Of course the chronology of the books is a bit back-to-front, and books usually come out before movies. But happily, these are fictional comedy diaries – not a history of the Battle of Waterloo. And with so many dark things to worry about in the world right now, I hope people will just go with the fun and enjoy. After all, it wouldn’t really be Bridget Jones – or me – to get everything in a straight line.


SW: 
I read that before your daughter was born you accidentally sent a group email you’d composed in anticipation and this scenario shows up in Bridget Jones’s Baby – any similarities between your email and Bridget’s?

HF:
 Er, yes. I had my daughter by C-section, so knew when and where she was going to be born. I got freakishly organized and prepared a group e-mail birth announcement. Unfortunately, I accidentally pressed Send All. I then had to send another e-mail saying, “I’m really sorry but I haven’t actually had the baby yet.” Then, when I actually did have the baby, I felt too embarrassed to send another e-mail saying, “I’ve definitely had the baby now.”

With most of the events in the books I draw a little bit from my own life and some from what I see happening around me. I tend to take something that nearly happened, or might have happened, and then exaggerate it to make it funny and to make it tie into the themes.

Though with 
Bridget Jones’s Baby: The Diaries, I’d like to make it clear that I did not ever get pregnant by two men.

SW: 
Do you think having a baby includes more pressure or expectations for the mother today than it did when you wrote Bridget Jones’s Diary?

HF:
 I think the pressure to be perfect generally in life has amped up massively in the last twenty years: especially for young people with the advent of social media. Bridget was always, at heart, about the gap between how you feel you’re expected to be and how you actually are and that gap has only widened. Young people now are entering an uncharted sea, where there’s huge pressure to judge yourself on how many Likes or Followers you get on Facebook, Twitter, or Instagram, rather than the on important things like being kind, honest, resilient, funny and a good friend.

On social media people tend to show off, and post their most attractive picture, and moments that are most likely to give everyone else FOMO (Fear of Missing out). They rarely share the moments when they feel down, or when things have gone wrong and they need support.

In terms of parenthood, I think the pressure has amped up massively too.

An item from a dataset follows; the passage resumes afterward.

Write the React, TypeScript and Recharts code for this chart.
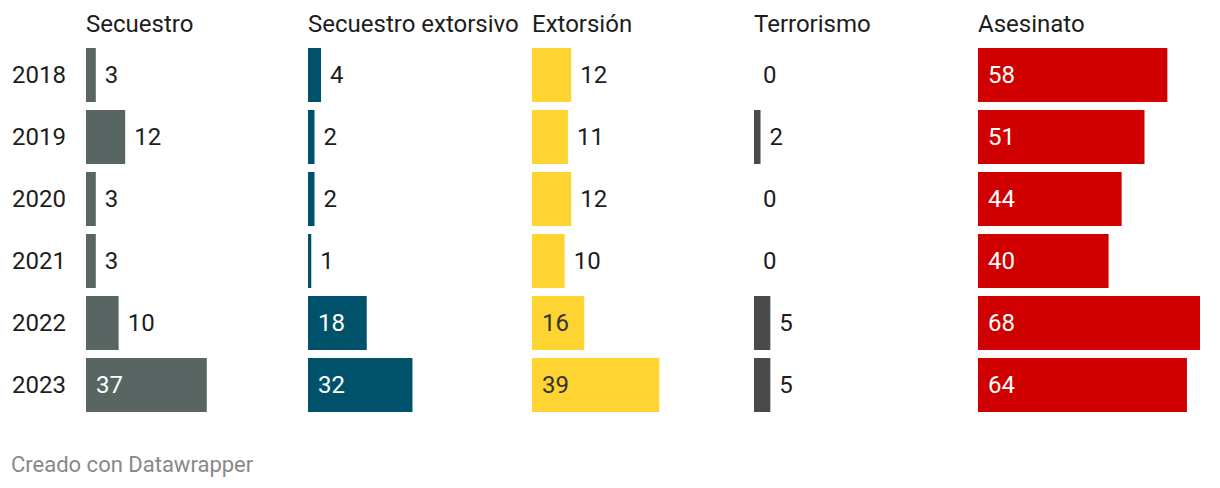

Some parents are setting the bar ludicrously high in terms of doing things “right,” and seeing children more as products to be perfected than simply children.


Bridget Jones’ Baby
, at heart is about the gap between how you expect life to turn out and how it actually does. When Bridget does finally get pregnant, she’s bound to mess it up, but what I tried to show is the importance of love and kindness rather than perfection, and the importance of support from friends who help you to laugh at your mistakes and pick yourself up afterwards. As Bridget writes to her son, in Bridget Jones’ Baby – “if you just keep calm and keep your spirits up, things have a habit of turning out all right, just as they did for me.”

SW: 
What might Bridget’s diary entry look like if she learned she was having twins?

HF:
 There actually is a moment in the Bridget Jones’s Baby book when Bridget’s friends, in a somewhat inebriated panic, find out that she’s pregnant by two men:

“What if she’s pregnancy with both of them? Like twins?” I heard Tom whisper loudly.

“What about when someone has one black twin and one white twin?” said Miranda drunkenly.

“That’s different eggs.”

“That is just completely ridiculous. A woman can’t have black eggs and white eggs,” growled Shazzer.

“Speckled eggs?” suggested Tom.


I don’t think Bridget and twins –speckled or otherwise – would be a match made in heaven.


SW: 
What’s next for you and what’s next for Bridget Jones?

HF:
In terms of Bridget I honestly don’t know. One thing I can say for sure is that all of these stories have been an honest, instinctive expression of something I felt or observed at the time. I would never cynically think “Oh that would sell well next.” If the stories don’t come from the inside out, then Bridget is not being true to herself and it’s very important to me that she stays that way.

In terms of myself, my next big plan is to loose 7llb (as I’ve been planning to do since I was seventeen) Also to go to the gym three times a week, not merely to buy a sandwich. And also de-clutter the garage.